Saison 1 :Pour pouvoir regarder sereinement "Fauda", série israélienne à l'excellente réputation, il faut sans doute admettre dès le départ que, à l'image de ce qui se fait aux USA, il ne sera pas question ici de remettre en cause fondamentalement la doctrine nationale ou l'honneur de la nation : ceux qui soutiennent activement la cause palestinienne auront sans doute intérêt à s'abstenir ! Les autres se laisseront prendre au jeu d'une fiction politique partant du principe de l'existence d'une cellule du Hamas fanatisée et adoptant les méthodes radicales de l'E.I., et évidemment traquée par les services israéliens autant que par l'Autorité Palestinienne et la direction du Hamas : car en fait, pourquoi pas ? Sur ce scénario de cauchemar, Lior Raz et Avi Issacharoff nous proposent un thriller façon "24 heures", qui enchaîne les scènes d'action et les retournements de situation, sans trop se poser de questions morales, et qui fonctionne étonnamment bien, en particulier lors de deux épisodes paroxystiques survenant curieusement en plein milieu de la saison.

Car "Fauda" a paradoxalement l'audace (la lucidité ?) de nous montrer un groupe d'infiltration et d'intervention israélien dysfonctionnel, dont aucune mission ne semble jamais réussir, miné autant par des conflits entre ses membres que par un certain amateurisme se traduisant par une suite d'improvisations aux effets désastreux : on est loin de la représentation de services israéliens implacables et tout-puissants qui prévaut à Hollywood ! En face d'eux, la société palestinienne est figurée, non sans une certaine lucidité semble-t-il, comme étouffée autant par la religion que par l'étau israélien, et ne fonctionnant à peine qu'à travers les relations traditionnelles, familiales surtout, seul refuge contre la souffrance. Et des deux côtés des check-points, "Fauda" dépeint les mêmes arrangements avec la morale, la même corruption, les mêmes ambitions dévorantes.

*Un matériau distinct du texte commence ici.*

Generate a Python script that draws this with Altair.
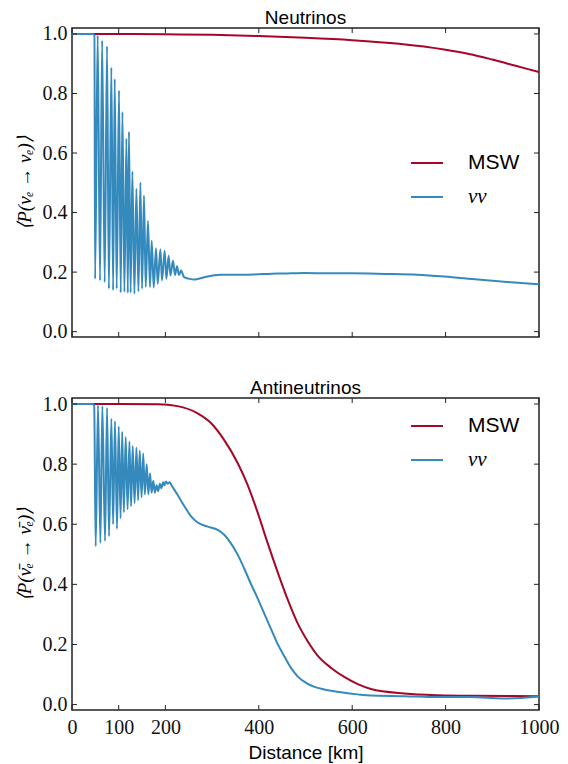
import altair as alt
import pandas as pd

# ---------------- data ----------------
series_names = ["MSW", "νν"]
series_colors = ["#A60628", "#348ABD"]

# Neutrinos panel
nu_msw_km = [0, 100, 200, 300, 400, 500, 600, 700, 800, 850, 900, 950, 1000]
nu_msw_p = [1.0, 1.0, 0.999, 0.997, 0.993, 0.987, 0.979, 0.967, 0.947, 0.933, 0.914, 0.893, 0.872]

nu_nn_km = [0, 45, 48, 49.5, 55, 60, 64.5, 70, 75, 79, 84.3, 88, 91.5, 95.7, 100.7,
            104.3, 108, 112.2, 116.5, 119.5, 122, 125.5, 129.3, 133.6, 137.9, 142.2,
            146.5, 150, 154.2, 157.8, 162.7, 167, 170.7, 175, 179.9, 183.5, 189.3,
            192.7, 198.5, 202, 207, 210.7, 216.3, 220.6, 224.8, 229, 233.4, 240, 250,
            262, 283, 319, 369, 400, 420, 440, 470, 498, 548, 597, 669, 740, 797, 869,
            940, 1000]
nu_nn_p = [1.0, 1.0, 0.995, 0.177, 0.996, 0.172, 0.978, 0.166, 0.959, 0.144, 0.887,
           0.139, 0.849, 0.144, 0.81, 0.131, 0.738, 0.133, 0.649, 0.13, 0.671, 0.131,
           0.538, 0.127, 0.48, 0.135, 0.501, 0.144, 0.457, 0.15, 0.372, 0.15, 0.305,
           0.148, 0.28, 0.161, 0.277, 0.172, 0.272, 0.177, 0.255, 0.189, 0.238, 0.19,
           0.22, 0.19, 0.205, 0.183, 0.178, 0.175, 0.183, 0.191, 0.191, 0.193, 0.194,
           0.195, 0.196, 0.197, 0.196, 0.196, 0.194, 0.191, 0.185, 0.175, 0.166, 0.159]

# Antineutrinos panel
an_msw_km = [0, 100, 184, 226, 269, 298, 326, 355, 376, 398, 419, 441, 462, 483, 505,
             526, 555, 583, 612, 640, 712, 783, 855, 1000]
an_msw_p = [1.0, 1.0, 0.999, 0.993, 0.969, 0.936, 0.88, 0.803, 0.731, 0.637, 0.537,
            0.438, 0.349, 0.271, 0.21, 0.163, 0.122, 0.092, 0.068, 0.052, 0.037, 0.031,
            0.029, 0.028]

an_nn_km = [0, 45, 47.5, 50.7, 55.7, 60.8, 65, 70.7, 75, 79.3, 84.3, 88, 92, 96.4, 100,
            104, 107.5, 111, 115, 119, 123, 126.5, 130, 134, 138, 141.5, 145, 149,
            152.5, 156, 160, 163.5, 167, 170.5, 174, 177.5, 181, 184.5, 188, 191.5, 195,
            198, 201, 205, 209, 213, 226, 241, 255, 269, 291, 312, 326, 340, 355, 369,
            383, 398, 412, 426, 440, 455, 469, 483, 505, 540, 576, 612, 640, 712, 783,
            850, 926, 1000]
an_nn_p = [1.0, 1.0, 0.995, 0.527, 0.996, 0.538, 0.993, 0.544, 0.987, 0.56, 0.951, 0.60,
           0.943, 0.585, 0.925, 0.62, 0.908, 0.64, 0.89, 0.65, 0.875, 0.66, 0.86, 0.67,
           0.855, 0.68, 0.845, 0.69, 0.835, 0.70, 0.80, 0.70, 0.77, 0.705, 0.745, 0.705,
           0.73, 0.71, 0.735, 0.72, 0.74, 0.73, 0.742, 0.735, 0.74, 0.73, 0.698, 0.659,
           0.626, 0.606, 0.592, 0.581, 0.565, 0.537, 0.498, 0.452, 0.402, 0.352, 0.302,
           0.252, 0.203, 0.16, 0.122, 0.094, 0.069, 0.05, 0.041, 0.034, 0.030, 0.028,
           0.025, 0.025, 0.02, 0.027]

x_ticks = [0, 100, 200, 400, 600, 800, 1000]
y_ticks = [0.0, 0.2, 0.4, 0.6, 0.8, 1.0]

# ---------------- build ----------------
W = 467
TXT = "#111111"
SERIF = "Liberation Serif"
SANS = "Liberation Sans"


def frame(msw_km, msw_p, nn_km, nn_p):
    a = pd.DataFrame({"km": msw_km, "P": msw_p, "series": series_names[0]})
    b = pd.DataFrame({"km": nn_km, "P": nn_p, "series": series_names[1]})
    return pd.concat([a, b], ignore_index=True)


xs = alt.Scale(domain=[0, 1000], nice=False, zero=False)
ys = alt.Scale(domain=[-0.018, 1.02], nice=False, zero=False)


def panel(df, title, ytitle, bottom, legend_y, H):
    if bottom:
        xaxis = alt.Axis(values=x_ticks, format="d", title="Distance [km]",
                         labelFont=SERIF, labelFontSize=20, labelColor=TXT,
                         labelPadding=7, labelFlush=False, tickSize=0, domain=False,
                         grid=False, titleFont=SANS, titleFontSize=19,
                         titleFontWeight="normal", titleColor="black", titlePadding=6)
    else:
        xaxis = None
    yaxis = alt.Axis(values=y_ticks, format=".1f", title=ytitle,
                     labelFont=SERIF, labelFontSize=20, labelColor=TXT,
                     labelPadding=5, tickSize=0, domain=False, grid=False,
                     titleFont=SERIF, titleFontStyle="italic", titleFontWeight="normal",
                     titleFontSize=19, titleColor="black", titlePadding=8)
    legend = alt.Legend(
        title=None, orient="none", legendX=338, legendY=legend_y, padding=0,
        symbolType="stroke", symbolSize=1024, symbolStrokeWidth=2,
        labelFontSize=21, labelColor="black", labelOffset=24, rowPadding=7,
        labelFont=alt.ExprRef("datum.label == 'MSW' ? '%s' : '%s'" % (SANS, SERIF)),
        labelFontStyle=alt.ExprRef("datum.label == 'MSW' ? 'normal' : 'italic'"),
    )
    X = alt.X("km:Q", scale=xs, axis=xaxis)
    Y = alt.Y("P:Q", scale=ys, axis=yaxis)
    lines = alt.Chart(df).mark_line(strokeWidth=2, interpolate="monotone").encode(
        x=X, y=Y,
        color=alt.Color("series:N", sort=series_names,
                        scale=alt.Scale(domain=series_names, range=series_colors),
                        legend=legend),
    )
    xt = pd.DataFrame({"km": x_ticks})
    yt = pd.DataFrame({"P": y_ticks})
    tick = dict(color="#222222", strokeWidth=1)
    xb = alt.Chart(xt).mark_rule(**tick).encode(x=X, y=alt.value(H), y2=alt.value(H - 5))
    xtop = alt.Chart(xt).mark_rule(**tick).encode(x=X, y=alt.value(0), y2=alt.value(5))
    yl = alt.Chart(yt).mark_rule(**tick).encode(y=Y, x=alt.value(0), x2=alt.value(5))
    yr = alt.Chart(yt).mark_rule(**tick).encode(y=Y, x=alt.value(W), x2=alt.value(W - 5))
    return alt.layer(lines, xb, xtop, yl, yr).properties(
        width=W, height=H,
        title=alt.TitleParams(title, font=SANS, fontSize=19, fontWeight="normal",
                              color="black", anchor="middle", offset=-4),
    )


top = panel(frame(nu_msw_km, nu_msw_p, nu_nn_km, nu_nn_p), "Neutrinos",
            "⟨P(νₑ → νₑ)⟩", False, 118, 309)
bot = panel(frame(an_msw_km, an_msw_p, an_nn_km, an_nn_p), "Antineutrinos",
            "⟨P(ν̄ₑ → ν̄ₑ)⟩", True, 11, 312)

chart = alt.vconcat(top, bot, spacing=35).resolve_scale(color="independent").resolve_legend(
    color="independent"
).properties(
    padding={"left": 6, "top": 0, "right": 0, "bottom": 0}
).configure_view(stroke="#222222", strokeWidth=1.5)

chart.save("out.html", embed_options={"renderer": "svg", "actions": False})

Si "Fauda" souffre d'une réalisation sans imagination et d'interprètes assez peu convaincants, à l'image de Lior Raz lui-même avec son jeu extrêmement limité, les scénaristes gèrent suffisamment bien les moments de tension pour que le spectacle soit addictif. Ils nous offrent surtout un dernier épisode intelligent en forme d'anti-climax qui nous fruste de nos désirs primaires de vengeance mais conclut joliment la suite logique de causes et de conséquences, la plupart du temps incontrôlée (la série mérite bien son titre, "le Chaos" en arabe...), qui en a constitué le plus grand intérêt.
[Critique écrite en 2018]

Saison 2 :
Il est un peu dommage de constater que pour la seconde saison de leur série à succès, "Fauda", Lior Raz et Avi Issacharoff ont choisi l'option la plus facile, la plus simpliste, c'est-à-dire une simple photocopie à l'identique de la première saison, en augmentant simplement les enjeux et la violence. On retrouve donc ici un terroriste anti-israélien agissant en dehors du Hamas (ici, il est inféodé au grand épouvantail global qu'est l'Etat Islamique...) et de ses règles, et une affrontement plus "personnel" que politique entre lui et le groupe d'infiltration dans lequel "s'illustre" Domon, encore plus en roue libre ici qu'auparavant. Difficile de ne pas reconnaître l'efficacité de la série, qui réussit particulièrement bien les montées en tension et les scènes d'action, tout en demeurant assez flottante quand il s'agit de parler de rapports humains, sans même parler de relations amoureuses. A l'image de son modèle évident, "24 Heures Chrono", "Fauda" prête généreusement le flanc à la critique en justifiant largement la torture, et offrant une vue de plus en plus biaisée de la situation palestinienne. Mais curieusement, ces excès ne la disqualifient pas complètement, car grâce au filmage in situ et aux acteurs du cru, la série reste fortement crédible, et nous permet de saisir à la volée, presque en dépit de son scénario, quelque chose de la réalité de cette partie du monde perpétuellement en guerre, soumise à une haine inextinguible et sombrant régulièrement dans le Chaos.
[Critique écrite en 2018]

Saison 3 :
Malgré tous ses défauts, "Fauda" nous a intrigués, passionnés même parfois au cours de ses deux premières saisons, sans doute parce que, en dépit de ses gros travers idéologiques, elle nous donnait quelque chose à voir de ces territoires gangrenés par des décennies de guerre, quelque chose à saisir de la situation inextricable dans laquelle survivent les populations palestinienne et israélienne. Oui, "Fauda", malgré son désagréable côté de propagande "anti-terroriste" (soit le terme appliqué depuis toujours par les conquérants à ceux qui résistent à leur conquête, ne l'oublions jamais), nous parlait mieux que les reportages d'actualité de ce brasier de haine inextinguible.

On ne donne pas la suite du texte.